Un tranche de jambon ou de chorizo en gros plan, laissant apparaître le système d’irrigation de la chair d’un animal que l’on imagine sauvage. Un poitrail velu et large que l’on imagine d’un homme qui pourrait déchirer de ses dents la chair de cet animal sauvage. Ces deux images sont sur la pochette et le livret du troisième album des valenciens de Betunizer, le fantastique « Gran Veta ».

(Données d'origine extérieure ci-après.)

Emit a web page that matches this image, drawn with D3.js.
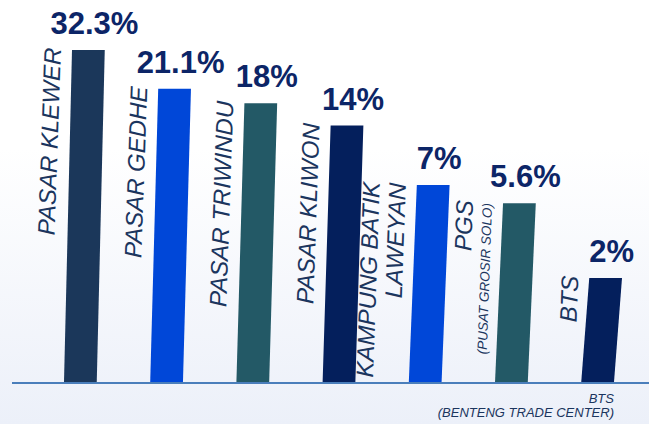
<!DOCTYPE html>
<html>
<head>
<meta charset="utf-8">
<script src="https://cdn.jsdelivr.net/npm/d3@7"></script>
<style>
  html, body { margin: 0; padding: 0; background: #fff; }
  svg { display: block; font-family: "Liberation Sans", Arial, sans-serif; }
</style>
</head>
<body>
<svg id="chart" width="649" height="424"></svg>
<script>
// market share per shopping centre
var categories = ['PASAR KLEWER', 'PASAR GEDHE', 'PASAR TRIWINDU', 'PASAR KLIWON', 'KAMPUNG BATIK LAWEYAN', 'PGS', 'BTS'];
var shares = [32.3, 21.1, 18, 14, 7, 5.6, 2];
var valueLabels = ['32.3%', '21.1%', '18%', '14%', '7%', '5.6%', '2%'];
var labelLines = [['PASAR KLEWER'], ['PASAR GEDHE'], ['PASAR TRIWINDU'], ['PASAR KLIWON'], ['KAMPUNG BATIK', 'LAWEYAN'], ['PGS'], ['BTS']];
var labelNotes = ['', '', '', '', '', '(PUSAT GROSIR SOLO)', ''];
var footnote = ['BTS', '(BENTENG TRADE CENTER)'];

var palette = ['#1b375a', '#0047d8', '#235966', '#041f5c', '#0047d8', '#235966', '#041f5c'];

var svg = d3.select('#chart');
var W = 649, H = 424, baseY = 382;

// soft background fade
var grad = svg.append('defs').append('linearGradient')
  .attr('id', 'bg').attr('x1', 0).attr('y1', 0).attr('x2', 0).attr('y2', 1);
grad.append('stop').attr('offset', '0.35').attr('stop-color', '#ffffff');
grad.append('stop').attr('offset', '1').attr('stop-color', '#ecf0f9');
svg.append('rect').attr('width', W).attr('height', H).attr('fill', 'url(#bg)');

var x = d3.scaleBand().domain(categories).range([64, 614]).paddingInner(0.62);
// bar heights in the original are compressed, symlog follows them closely
var y = d3.scaleSymlog().constant(1).domain([0, d3.max(shares)]).range([baseY, 50]);
var color = d3.scaleOrdinal(categories, palette);

var slant = 8; // tops lean right a little
var data = categories.map((c, i) => ({ name: c, value: shares[i], label: valueLabels[i], lines: labelLines[i], note: labelNotes[i] }));

// bars
svg.append('g').selectAll('polygon')
  .data(data)
  .join('polygon')
  .attr('points', (d) => {
    var x0 = x(d.name), w = x.bandwidth(), t = y(d.value);
    return [[x0, baseY], [x0 + w, baseY], [x0 + w + slant, t], [x0 + slant, t]].join(' ');
  })
  .attr('fill', (d) => color(d.name));

// value labels above bars
svg.append('g').selectAll('text')
  .data(data)
  .join('text')
  .attr('x', (d) => x(d.name) + slant + x.bandwidth() / 2 + 6)
  .attr('y', (d) => y(d.value) - 16)
  .attr('text-anchor', 'middle')
  .attr('font-size', 31)
  .attr('font-weight', 'bold')
  .attr('fill', '#0c2567')
  .text((d) => d.label);

// rotated category labels, sitting just left of each bar
var labelGap = 11, lineStep = 26, noteStep = 19;
var groups = svg.append('g').selectAll('g')
  .data(data)
  .join('g')
  .attr('transform', (d) => 'translate(' + (x(d.name) + slant - labelGap) + ',' + (y(d.value) - 2) + ') rotate(-88)')
  .attr('fill', '#1b355e')
  .attr('font-style', 'italic')
  .attr('text-anchor', 'end');

groups.each(function(d) {
  var g = d3.select(this);
  var extra = d.note ? noteStep : 0;
  var n = d.lines.length;
  d.lines.forEach((line, k) => {
    g.append('text')
      .attr('x', 0)
      .attr('y', -(n - 1 - k) * lineStep - extra)
      .attr('font-size', 24)
      .text(line);
  });
  if (d.note) {
    g.append('text')
      .attr('x', -2)
      .attr('y', 0)
      .attr('font-size', 13.5)
      .text(d.note);
  }
});

// axis line
svg.append('line')
  .attr('x1', 12).attr('x2', W)
  .attr('y1', baseY + 1).attr('y2', baseY + 1)
  .attr('stroke', '#4a7ebb')
  .attr('stroke-width', 2);

// footnote bottom right
svg.append('g').selectAll('text')
  .data(footnote)
  .join('text')
  .attr('x', 614)
  .attr('y', (d, i) => 403 + i * 14)
  .attr('text-anchor', 'end')
  .attr('font-size', 13)
  .attr('font-style', 'italic')
  .attr('fill', '#1b355e')
  .text((d) => d);
</script>
</body>
</html>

Ce disque est tout à la fois bestial et d’une virtuosité que des mélomanes en souffrance de son et de risque pourrait mettre au firmament, sur le haut d’une pyramide qui finissait par n’avoir qu’un gros socle mais qui ne parvenait pas à gagner des étages. Betunizer ne vas pas construire de pyramide, ils pourraient même prendre un plaisir malin à lézarder la bâtisse, déjouant toutes les études sismologiques. Chez eux la rythmique est tribale, les guitares semblent prises d’une pathologie étrange les empêchant de jouer deux fois la même note de la même façon. Il en ressort une chose incroyablement complexe, mais terriblement addictive, car au final proche de l’animalité que nous finissons par noyer sous les couvertures des conventions sociales. Betunizer ne fait pas dans le demi mesure, et le chant qui surnage dans ce chaos, est partie prenante dans le chaos qui prédomine. Vous allez sentir vos veines grossir devant s’accommoder d’un flux sanguin qui ne fera que s’accélérer, les globules poussant au portillon, soumis par un cœur battant la chamade à une accélération qui pourrait être fatale au premier cardiaque qui passerait non loin des enceintes de votre hifi.
Etonnant de bout en bout et jamais ennuyeux voir complètement absorbant, le disque se finira avec l’hypnotique « El Ritmo Que Tu Tienes », boucle étonnante (avec des cuivres) et paroxysmique d’un disque qui déroute et enchante, qui donne du sang et de la férocité pour avancer encore et encore. Aiguisez vos dents et venez prendre à pleine mâchoire ce Gran Veta. Végétarien de la musique, passe ton chemin.